Aveva una sua visione personale del teatro, ma non disdegnava di affidarsi a registi di gran nome: dopo avere esordito con Visconti in Troilo e Cressida, aveva interpretato un celebre Amleto diretto da Zeffirelli, che aveva riscosso clamorosi consensi anche all’Old Vic di Londra, e dallo stesso Zeffirelli si era fatto dirigere anche nel controverso Dopo la caduta di Arthur Miller, mentre per la Maria Stuarda di Schiller si erano affidati a Luigi Squarzina.

Ancora in anni non troppo lontani, quasi per mettersi alla prova, aveva lavorato con artisti all’apparenza molto lontani da lui, come Ronconi, con cui nel 2005 aveva affrontato un singolare spettacolo ispirato ai Diari privati di Léautaud, o Antonio Latella, che ne aveva fatto l’epicentro di uno straordinario Lear in fieri, un Lear in cui la vicenda shakespeariana si intrecciava coi sentimenti degli attori che lo stavano provando.
Indimenticabile, di quello spettacolo, la sua battuta «Io non sono Lear. Io non recito Lear. Non è il momento di recitare, è il momento di morire».

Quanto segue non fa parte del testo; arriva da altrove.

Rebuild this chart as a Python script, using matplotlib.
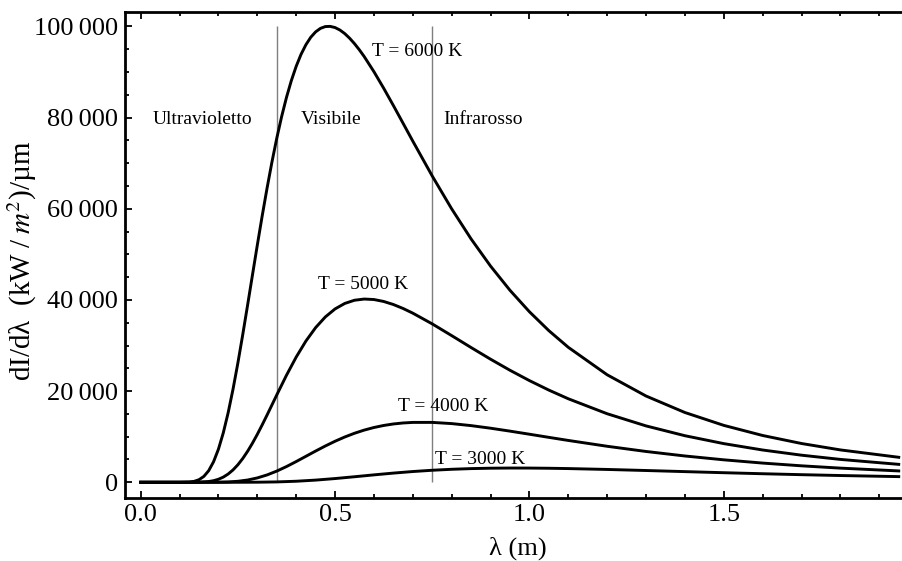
import matplotlib
matplotlib.use("Agg")
import matplotlib.pyplot as plt
from matplotlib.ticker import FixedLocator, FixedFormatter, MultipleLocator

# curve: lunghezza d'onda (um) e dI/dlambda (kW/m^2/um)
lam_6000 = [0.0, 0.05, 0.10, 0.125, 0.1375, 0.15, 0.1625, 0.175, 0.1875, 0.20,
            0.2125, 0.225, 0.2375, 0.25, 0.2625, 0.275, 0.2875, 0.30, 0.3125, 0.325,
            0.3375, 0.35, 0.3625, 0.375, 0.3875, 0.40, 0.4125, 0.425, 0.4375, 0.45,
            0.4625, 0.475, 0.4875, 0.50, 0.5125, 0.525, 0.5375, 0.55, 0.5625, 0.575,
            0.60, 0.625, 0.65, 0.675, 0.70, 0.75, 0.80, 0.85, 0.90, 0.95,
            1.00, 1.05, 1.10, 1.20, 1.30, 1.40, 1.50, 1.60, 1.70, 1.80, 1.95]
i_6000 = [0, 0, 1, 57, 203, 562, 1288, 2551, 4507, 7257,
          10846, 15256, 20404, 26161, 32368, 38855, 45456, 52021, 58405, 64489,
          70196, 75454, 80198, 84426, 88109, 91257, 93881, 95991, 97633, 98816,
          99589, 99981, 100022, 99765, 99222, 98435, 97421, 96231, 94881, 93397,
          90082, 86467, 82664, 78763, 74849, 67194, 59990, 53384, 47431, 42119,
          37414, 33264, 29612, 23583, 18924, 15308, 12485, 10265, 8505, 7099, 5483]

lam_5000 = [0.0, 0.05, 0.10, 0.125, 0.15, 0.175, 0.1875, 0.20, 0.2125, 0.225,
            0.2375, 0.25, 0.2625, 0.275, 0.2875, 0.30, 0.3125, 0.325, 0.3375, 0.35,
            0.375, 0.40, 0.425, 0.45, 0.475, 0.50, 0.525, 0.55, 0.575, 0.60,
            0.625, 0.65, 0.675, 0.70, 0.75, 0.80, 0.85, 0.90, 0.95, 1.00,
            1.05, 1.10, 1.20, 1.30, 1.40, 1.50, 1.60, 1.70, 1.80, 1.95]
i_5000 = [0, 0, 0, 1, 23, 165, 349, 660, 1135, 1811,
          2709, 3843, 5208, 6791, 8571, 10514, 12583, 14736, 16940, 19152,
          23471, 27466, 30982, 33930, 36276, 38032, 39236, 39938, 40202, 40093,
          39672, 39001, 38131, 37104, 34749, 32177, 29560, 27004, 24573, 22310,
          20224, 18322, 15036, 12369, 10216, 8481, 7080, 5943, 5017, 3933]

lam_4000 = [0.0, 0.05, 0.10, 0.125, 0.15, 0.175, 0.20, 0.225, 0.25, 0.275,
            0.30, 0.325, 0.35, 0.375, 0.40, 0.425, 0.45, 0.475, 0.50, 0.525,
            0.55, 0.575, 0.60, 0.625, 0.65, 0.675, 0.70, 0.75, 0.80, 0.85,
            0.90, 0.95, 1.00, 1.05, 1.10, 1.20, 1.30, 1.40, 1.50, 1.60,
            1.70, 1.80, 1.95]
i_4000 = [0, 0, 0, 0, 0, 3, 18, 74, 216, 496,
          956, 1610, 2452, 3445, 4544, 5696, 6851, 7963, 9000, 9936,
          10755, 11449, 12017, 12463, 12792, 13013, 13136, 13138, 12876, 12431,
          11863, 11222, 10544, 9857, 9179, 7900, 6759, 5770, 4927, 4213,
          3611, 3105, 2492]

lam_3000 = [0.0, 0.20, 0.25, 0.30, 0.35, 0.40, 0.45, 0.50, 0.55, 0.60,
            0.65, 0.70, 0.75, 0.80, 0.85, 0.90, 0.95, 1.00, 1.05, 1.10,
            1.20, 1.30, 1.40, 1.50, 1.60, 1.70, 1.80, 1.95]
i_3000 = [0, 0, 2, 18, 80, 227, 477, 818, 1214, 1626,
          2015, 2358, 2638, 2852, 3000, 3088, 3125, 3118, 3076, 3007,
          2815, 2583, 2339, 2100, 1875, 1668, 1482, 1241]

# limiti delle bande (um)
limiti_bande = [0.35, 0.75]
nomi_bande = ["Ultravioletto", "Visibile", "Infrarosso"]
nomi_curve = ["T = 6000 K", "T = 5000 K", "T = 4000 K", "T = 3000 K"]

x_ticks = [0.0, 0.5, 1.0, 1.5]
x_tick_labels = ["0.0", "0.5", "1.0", "1.5"]
y_ticks = [0, 20000, 40000, 60000, 80000, 100000]
y_tick_labels = ["0", "20\u2009000", "40\u2009000", "60\u2009000", "80\u2009000", "100\u2009000"]

plt.rcParams['font.family'] = ['Liberation Serif', 'DejaVu Serif']
plt.rcParams['mathtext.fontset'] = 'stix'

fig = plt.figure(figsize=(9.03, 5.61), dpi=100)
ax = fig.add_axes([0.1384, 0.1118, 0.8616, 0.8674])

# curve di Planck
curve = [(lam_6000, i_6000), (lam_5000, i_5000), (lam_4000, i_4000), (lam_3000, i_3000)]
for x, y in curve:
    ax.plot(x, y, color='black', lw=2.1, solid_joinstyle='round', zorder=3)

# separazione UV / visibile / IR
ax.vlines(limiti_bande, 0, 100000, colors='#7f7f7f', lw=1.0, zorder=2)

# testi
fs_txt = 14
ax.text(0.158, 78600, nomi_bande[0], ha='center', va='baseline', fontsize=fs_txt)
ax.text(0.490, 78600, nomi_bande[1], ha='center', va='baseline', fontsize=fs_txt)
ax.text(0.880, 78600, nomi_bande[2], ha='center', va='baseline', fontsize=fs_txt)
ax.text(0.712, 93600, nomi_curve[0], ha='center', va='baseline', fontsize=fs_txt)
ax.text(0.571, 42340, nomi_curve[1], ha='center', va='baseline', fontsize=fs_txt)
ax.text(0.778, 15640, nomi_curve[2], ha='center', va='baseline', fontsize=fs_txt)
ax.text(0.874, 4080, nomi_curve[3], ha='center', va='baseline', fontsize=fs_txt)

ax.set_xlim(-0.0404, 1.961)
ax.set_ylim(-3510, 103250)

ax.xaxis.set_major_locator(FixedLocator(x_ticks))
ax.xaxis.set_major_formatter(FixedFormatter(x_tick_labels))
ax.xaxis.set_minor_locator(MultipleLocator(0.1))
ax.yaxis.set_major_locator(FixedLocator(y_ticks))
ax.yaxis.set_major_formatter(FixedFormatter(y_tick_labels))
ax.yaxis.set_minor_locator(MultipleLocator(5000))

ax.tick_params(which='both', direction='in', top=True, right=False,
               labelsize=19, width=1.3, color='black')
ax.tick_params(which='major', length=5)
ax.tick_params(which='minor', length=3)
ax.tick_params(axis='y', pad=5)
ax.tick_params(axis='x', pad=4)

for side in ['left', 'bottom', 'top']:
    ax.spines[side].set_linewidth(2.0)
ax.spines['right'].set_visible(False)

fig.text(518 / 903, 13 / 561, "\u03bb (m)", ha='center', va='center', fontsize=19)
fig.text(22 / 903, 300 / 561, "dI/d\u03bb  (kW\u2009/\u2009$m^2$)/\u00b5m",
         ha='center', va='center', rotation=90, fontsize=21)

fig.savefig("out.png", dpi=100)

Aveva girato molti film, di cui il più importante era stato L’anno scorso a Marienbad di Alain Resnais, ma proprio in quel caso si era potuto cogliere fino in fondo un curioso paradosso: Albertazzi, bell’uomo, grande attore di teatro, “bucava” poco lo schermo, di tutte quelle sue interpretazioni cinematografiche non restano tracce indelebili.

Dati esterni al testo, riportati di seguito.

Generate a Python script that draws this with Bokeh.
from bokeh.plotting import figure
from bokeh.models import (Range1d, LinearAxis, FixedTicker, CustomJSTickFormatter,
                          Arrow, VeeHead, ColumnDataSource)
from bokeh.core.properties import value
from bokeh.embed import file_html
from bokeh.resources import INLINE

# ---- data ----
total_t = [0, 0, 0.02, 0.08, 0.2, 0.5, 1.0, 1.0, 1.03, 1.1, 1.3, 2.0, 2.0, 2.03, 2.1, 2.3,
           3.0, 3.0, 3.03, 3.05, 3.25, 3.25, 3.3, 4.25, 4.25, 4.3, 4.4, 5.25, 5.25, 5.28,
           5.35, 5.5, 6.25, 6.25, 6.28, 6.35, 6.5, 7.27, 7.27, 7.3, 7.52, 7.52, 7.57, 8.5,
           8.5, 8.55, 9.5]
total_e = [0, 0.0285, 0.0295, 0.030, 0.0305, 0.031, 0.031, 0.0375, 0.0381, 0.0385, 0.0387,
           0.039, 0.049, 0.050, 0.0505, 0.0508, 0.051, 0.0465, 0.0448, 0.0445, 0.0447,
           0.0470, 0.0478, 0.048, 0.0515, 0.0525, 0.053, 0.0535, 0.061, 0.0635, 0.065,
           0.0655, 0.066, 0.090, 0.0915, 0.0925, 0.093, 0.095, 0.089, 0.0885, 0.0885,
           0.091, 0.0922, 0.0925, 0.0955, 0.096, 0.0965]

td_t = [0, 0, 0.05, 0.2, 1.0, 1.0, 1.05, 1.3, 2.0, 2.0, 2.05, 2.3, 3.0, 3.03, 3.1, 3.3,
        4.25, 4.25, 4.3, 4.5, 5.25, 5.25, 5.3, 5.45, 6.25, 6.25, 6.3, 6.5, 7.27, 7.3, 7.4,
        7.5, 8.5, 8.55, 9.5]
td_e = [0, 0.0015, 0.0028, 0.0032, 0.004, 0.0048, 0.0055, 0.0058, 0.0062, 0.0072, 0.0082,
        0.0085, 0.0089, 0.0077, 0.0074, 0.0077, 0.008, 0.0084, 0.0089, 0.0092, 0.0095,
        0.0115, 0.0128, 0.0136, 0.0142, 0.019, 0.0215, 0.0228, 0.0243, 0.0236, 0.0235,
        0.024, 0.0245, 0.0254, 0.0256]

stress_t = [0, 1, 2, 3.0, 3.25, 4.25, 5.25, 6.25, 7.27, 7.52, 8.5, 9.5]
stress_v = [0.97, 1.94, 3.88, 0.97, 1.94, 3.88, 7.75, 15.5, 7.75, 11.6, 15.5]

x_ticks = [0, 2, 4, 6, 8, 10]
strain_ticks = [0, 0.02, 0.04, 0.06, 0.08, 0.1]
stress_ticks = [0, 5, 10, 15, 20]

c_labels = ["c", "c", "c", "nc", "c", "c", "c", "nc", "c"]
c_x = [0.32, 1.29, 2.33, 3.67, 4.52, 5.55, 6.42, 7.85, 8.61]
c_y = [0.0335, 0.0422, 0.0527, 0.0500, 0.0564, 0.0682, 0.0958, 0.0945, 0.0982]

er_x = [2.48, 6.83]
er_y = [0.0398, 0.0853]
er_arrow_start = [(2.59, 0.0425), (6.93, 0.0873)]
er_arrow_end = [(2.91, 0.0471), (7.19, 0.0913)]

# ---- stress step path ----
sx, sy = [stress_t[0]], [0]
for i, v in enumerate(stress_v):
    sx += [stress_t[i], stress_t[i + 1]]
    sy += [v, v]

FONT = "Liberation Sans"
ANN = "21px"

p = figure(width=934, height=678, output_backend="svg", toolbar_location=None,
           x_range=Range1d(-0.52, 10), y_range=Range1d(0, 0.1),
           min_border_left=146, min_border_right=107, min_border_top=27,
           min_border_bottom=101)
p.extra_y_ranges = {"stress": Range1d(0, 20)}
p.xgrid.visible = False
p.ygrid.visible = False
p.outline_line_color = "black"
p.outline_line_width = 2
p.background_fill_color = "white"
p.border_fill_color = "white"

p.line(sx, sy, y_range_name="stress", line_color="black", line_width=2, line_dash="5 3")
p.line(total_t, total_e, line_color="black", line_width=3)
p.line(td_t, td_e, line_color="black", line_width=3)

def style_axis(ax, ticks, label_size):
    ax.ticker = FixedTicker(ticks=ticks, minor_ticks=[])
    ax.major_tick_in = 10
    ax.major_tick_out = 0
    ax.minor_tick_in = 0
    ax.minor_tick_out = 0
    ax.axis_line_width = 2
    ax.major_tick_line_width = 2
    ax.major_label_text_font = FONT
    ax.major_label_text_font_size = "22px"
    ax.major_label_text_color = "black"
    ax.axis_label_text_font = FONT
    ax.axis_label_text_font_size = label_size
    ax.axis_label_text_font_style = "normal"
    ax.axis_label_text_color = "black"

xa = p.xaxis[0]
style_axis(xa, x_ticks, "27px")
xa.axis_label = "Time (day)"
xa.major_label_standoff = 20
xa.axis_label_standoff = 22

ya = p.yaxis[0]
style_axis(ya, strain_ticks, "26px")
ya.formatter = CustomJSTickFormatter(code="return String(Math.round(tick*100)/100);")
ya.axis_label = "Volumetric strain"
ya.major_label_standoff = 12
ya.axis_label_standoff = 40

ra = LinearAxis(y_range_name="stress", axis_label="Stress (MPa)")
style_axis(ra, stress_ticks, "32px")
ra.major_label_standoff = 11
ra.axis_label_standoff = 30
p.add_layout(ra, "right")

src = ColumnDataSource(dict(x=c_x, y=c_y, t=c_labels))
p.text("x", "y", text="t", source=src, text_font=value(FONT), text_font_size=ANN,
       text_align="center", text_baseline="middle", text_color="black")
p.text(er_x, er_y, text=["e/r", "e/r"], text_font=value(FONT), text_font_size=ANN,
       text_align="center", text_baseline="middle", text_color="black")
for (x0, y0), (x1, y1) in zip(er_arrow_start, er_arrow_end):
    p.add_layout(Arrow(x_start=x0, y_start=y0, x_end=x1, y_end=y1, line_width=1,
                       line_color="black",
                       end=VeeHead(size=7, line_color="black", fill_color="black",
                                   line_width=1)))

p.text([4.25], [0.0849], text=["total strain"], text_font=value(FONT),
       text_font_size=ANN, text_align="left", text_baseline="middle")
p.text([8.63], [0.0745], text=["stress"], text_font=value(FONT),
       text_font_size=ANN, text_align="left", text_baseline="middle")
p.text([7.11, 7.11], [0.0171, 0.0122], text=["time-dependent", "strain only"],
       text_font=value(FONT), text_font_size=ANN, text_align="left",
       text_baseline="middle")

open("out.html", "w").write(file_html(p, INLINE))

Un altro paradosso legato a lui è il fatto che il periodo più vivo e incisivo della sua carriera non ha coinciso con gli anni del successo, della fama, delle grandi tournée, ma con un periodo in cui quel modello di attore-mattatore che egli aveva incarnato pareva ormai superato dalla storia: negli anni Ottanta, lucido, estroso, reattivo, come avvertendo questo passaggio decisivo aveva cercato altre strade, altri modi, più inquieti e trasversali, quasi iniziatici, di affrontare la recitazione. Di quel tempo resta l’immagine di spettacoli bellissimi e sorprendenti, l’enigmatico Re Nicolò di Wedekind, con la regia di Egisto Marcucci, un ipnotico, misterioso Enrico IV di Pirandello con la regia di Antonio Calenda, tutto sul confine tra normalità e follia.

Albertazzi dirige e interpreta "Jekyll" (1969), sceneggiato RAI in 4 episodi liberamente tratto dal racconto di R.L. Stevenson

Erano state, le sue proposte di quel tempo, come un sontuoso canto del cigno, un commiato a un teatro di grandi progetti e grandi visioni. Poi era venuto quello spettacolo acclamato, replicatissimo che è stato Le memorie di Adriano della Yourcenar, diretto da Maurizio Scaparro, ma era già l’estremo lampo, quasi “postumo”, in una fase della sua vita in cui pareva giocare sulla sua vecchiaia, sui suoi rapporti con le donne, sui suoi successi.

Questi ultimi anni erano stati caratterizzati da una strana esuberanza quasi dimostrativa, tante partecipazioni a spettacoli episodici, poco significativi, persino a fatui show televisivi, in una sorta di spreco finale del suo talento, dove solo la pungente intelligenza gli evitava di cadere nella mera esibizione di un declino.